Mas a parábola também tem esta leitura: quando nós passeamos nos campos vemos os espantalhos que os agricultores fazem precisamente para afugentar os pássaros. Um grande inimigo dos campos é a passarada, e os agricultores querem-nos longe das suas sementes porque eles vêm e é uma infestação.
Ora, o que é que faz este agricultor? Lança uma árvore inútil, que é a mostarda. Ela cresce para atrair os pássaros para o seu campo. Isto é: mas quem é que vai fazer isto? Quem é que de bom senso vai trazer tudo o que é arriscado para o seu campo? Isso é um desatino, é desaconselhável. Mas Jesus diz: “O Reino de Deus é como isso.”

Quer dizer, se nós também não estamos dispostos a correr riscos, também nós não permitimos que o Reino de Deus cresça em nós. Se para nós a fé é tudo seguro, é tudo assegurado. Se nós não damos um passo em que não esteja tudo controlado e calculado, também não sabemos o que é o Reino de Deus. Porque o Reino de Deus é criatividade em nós, é fantasia de Deus em nós, é liberdade de Deus agir, é liberdade de Deus refazer, recriar a nossa história.

Nesse sentido, um cristão também tem de correr riscos, tem de correr riscos. E a fé é um grande risco.

“Mas eu não entendo tudo, eu não sei tudo.” Está bem, em última análise, o Kierkegaard dizia isso, a fé é um salto. É um salto no escuro.

“Mas eu não vejo como é que há uma ponte.” Meu amigo, não há ponte nenhuma. Na fé tu tens de te atirar para o outro lado. Não há ponte, entre uma coisa e outra há um vazio, há uma incompreensibilidade, uma incognoscibilidade. Não dá para ser de outra forma. Quer dizer, a fé, na sua essência, é um risco, mas o viver da fé também é um risco. O risco de sair de mim próprio, o risco de sair da minha zona de conforto, o risco de me expor, o risco de comunicar, o risco de ir ao encontro dos outros, o risco de me colocar ao serviço e muitas vezes não ser bem compreendido ou não ser bem aceite. Mas a fé é esse risco, e se nós não corremos o risco também o Reino de Deus não cresce em nós.

Este é o discurso de Jesus, um discurso que nos desafia, um discurso que podemos dizer que é extravagante, e é. Mas a fé não é para nos deixar onde nós já estamos. A fé é uma viagem, a fé é um nomadismo.

Deus diz a Abraão: “Abraão, sai da tua terra e vai para o lugar que eu te indicar.” Isso é o que Deus diz a todos os crentes: “Sai da tua terra e vai para o lugar que eu te indicar.” Na vida de cada um de nós há esse lugar, que é certamente um lugar diferente, porque respeita aquilo que nós somos.

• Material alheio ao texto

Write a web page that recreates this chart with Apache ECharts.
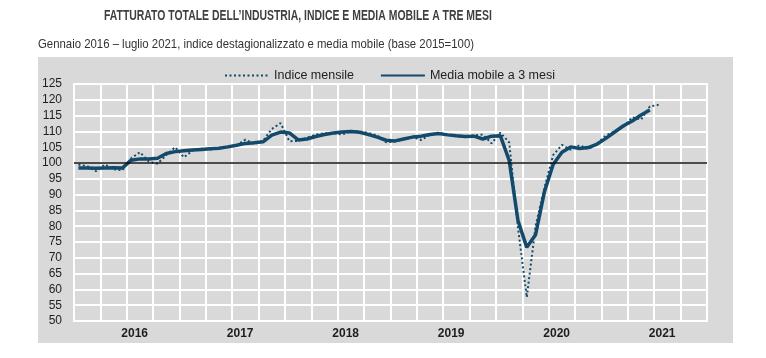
<!DOCTYPE html>
<html>
<head>
<meta charset="utf-8">
<script src="https://cdn.jsdelivr.net/npm/echarts@6/dist/echarts.min.js"></script>
<style>
html,body{margin:0;padding:0;background:#fff;}
#c{width:766px;height:358px;}
</style>
</head>
<body>
<div id="c"></div>
<script>
// ---- data ----
const years = ['2016','2017','2018','2019','2020','2021'];
const monthsOfYear = ['01','02','03','04','05','06','07','08','09','10','11','12'];
const yTicks = {min: 50, max: 125, step: 5};
const titleText = 'FATTURATO TOTALE DELL\u2019INDUSTRIA, INDICE E MEDIA MOBILE A TRE MESI';
const subtitleText = 'Gennaio 2016 \u2013 luglio 2021, indice destagionalizzato e media mobile (base 2015=100)';
const seriesNames = ['Indice mensile', 'Media mobile a 3 mesi'];

const indiceMensile = [
  99.5, 99.0, 97.4, 99.5, 98.0, 97.7, 101.5, 103.4, 100.5, 99.8, 102.5, 105.0,
  101.8, 104.0, 104.5, 104.3, 104.8, 105.2, 105.6, 107.4, 106.0, 107.0, 110.8, 112.6,
  106.9, 107.0, 108.0, 109.0, 109.4, 109.5, 109.0, 110.1, 110.0, 109.5, 108.7, 106.6,
  106.8, 107.5, 108.2, 107.3, 109.0, 109.6, 109.0, 108.5, 108.3, 108.7, 109.0, 106.2,
  109.6, 106.5, 79.5, 57.5, 80.0, 92.0, 102.5, 105.7, 104.2, 105.6, 104.4, 106.1,
  108.7, 110.0, 111.4, 114.5, 113.7, 117.9, 118.4
];
const mediaMobile = [
  98.4, 98.4, 98.3, 98.4, 98.5, 98.4, 100.9, 101.3, 101.3, 101.5, 103.0, 103.6,
  103.9, 104.1, 104.3, 104.5, 104.7, 105.1, 105.6, 106.2, 106.4, 106.7, 108.8, 109.8,
  109.5, 107.3, 107.6, 108.4, 109.0, 109.5, 109.8, 110.0, 109.7, 109.0, 108.2, 107.2,
  107.0, 107.6, 108.2, 108.5, 109.0, 109.3, 108.9, 108.6, 108.4, 108.5, 107.6, 108.5,
  108.6, 100.8, 81.8, 73.3, 77.3, 90.8, 99.5, 103.4, 105.1, 104.6, 104.9, 106.0,
  107.8, 109.8, 111.8, 113.3, 115.2, 116.8, null
];
const refLevel = 100;

// categories: every month of the six years shown on the axis
const categories = [];
years.forEach(y => monthsOfYear.forEach(m => categories.push(y + '-' + m)));

const lineColor = '#134a6b';
const chart = echarts.init(document.getElementById('c'), null, {renderer: 'canvas'});
chart.setOption({
  animation: false,
  backgroundColor: '#ffffff',
  textStyle: {fontFamily: 'Liberation Sans, Arial, sans-serif'},
  graphic: {elements: [{
    type: 'rect', z: -100, silent: true,
    shape: {x: 38, y: 57, width: 695, height: 286},
    style: {fill: '#d9d9d9'}
  }, {
    type: 'text', x: 104, y: 9, scaleX: 0.745, silent: true,
    style: {text: titleText, fill: '#3f3f3f', font: 'bold 14px "Liberation Sans", Arial, sans-serif'}
  }, {
    type: 'text', x: 38, y: 38, scaleX: 0.875, silent: true,
    style: {text: subtitleText, fill: '#333333', font: '13px "Liberation Sans", Arial, sans-serif'}
  }]},
  legend: {
    left: 219, top: 64, itemGap: 26, itemWidth: 44, itemHeight: 10,
    itemStyle: {opacity: 0},
    textStyle: {fontSize: 12.5, color: '#222', fontFamily: 'Liberation Sans, Arial'},
    data: seriesNames
  },
  grid: {
    left: 74, right: 59, top: 84, bottom: 37,
    show: true, backgroundColor: '#d9d9d9', borderColor: '#ffffff', borderWidth: 2
  },
  xAxis: {
    type: 'category', data: categories, boundaryGap: true,
    axisLine: {show: false}, axisTick: {show: false},
    axisLabel: {
      interval: (i) => i % 12 === 6,
      formatter: (v) => v.slice(0, 4),
      fontWeight: 'bold', fontSize: 12, color: '#1e1e1e', margin: 7,
      padding: [0, 0, 0, 7]
    },
    splitLine: {show: true, interval: 2, lineStyle: {color: '#ffffff', width: 2}}
  },
  yAxis: {
    type: 'value', min: yTicks.min, max: yTicks.max, interval: yTicks.step,
    axisLine: {show: false}, axisTick: {show: false},
    axisLabel: {fontSize: 12, color: '#1e1e1e', margin: 12},
    splitLine: {show: true, lineStyle: {color: '#ffffff', width: 2}}
  },
  series: [{
    name: seriesNames[0], type: 'line', data: indiceMensile,
    showSymbol: false, symbol: 'none', z: 3,
    lineStyle: {color: lineColor, width: 2, type: [2, 2.5], cap: 'butt'},
    itemStyle: {color: lineColor},
    markLine: {
      silent: true, symbol: 'none', label: {show: false},
      lineStyle: {color: '#111111', width: 1.5, type: 'solid'},
      data: [{yAxis: refLevel}]
    }
  }, {
    name: seriesNames[1], type: 'line', data: mediaMobile,
    showSymbol: false, symbol: 'none', z: 4,
    lineStyle: {color: lineColor, width: 3.5, type: 'solid'},
    itemStyle: {color: lineColor}
  }]
});
</script>
</body>
</html>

Mas é um lugar que pede de nós confiança e risco, confiança e audácia, confiança e coragem de ser, confiança e abandono nas mãos de Deus, confiança e multiplicação do amor e das possibilidades do amor e da graça na nossa vida.

Vamos pedir ao Senhor por cada um de nós, para que esta palavra não seja em vão mas que, acolhida nos nossos corações, ela, como diz Jesus noutra parábola, dê frutos, dê cem por um.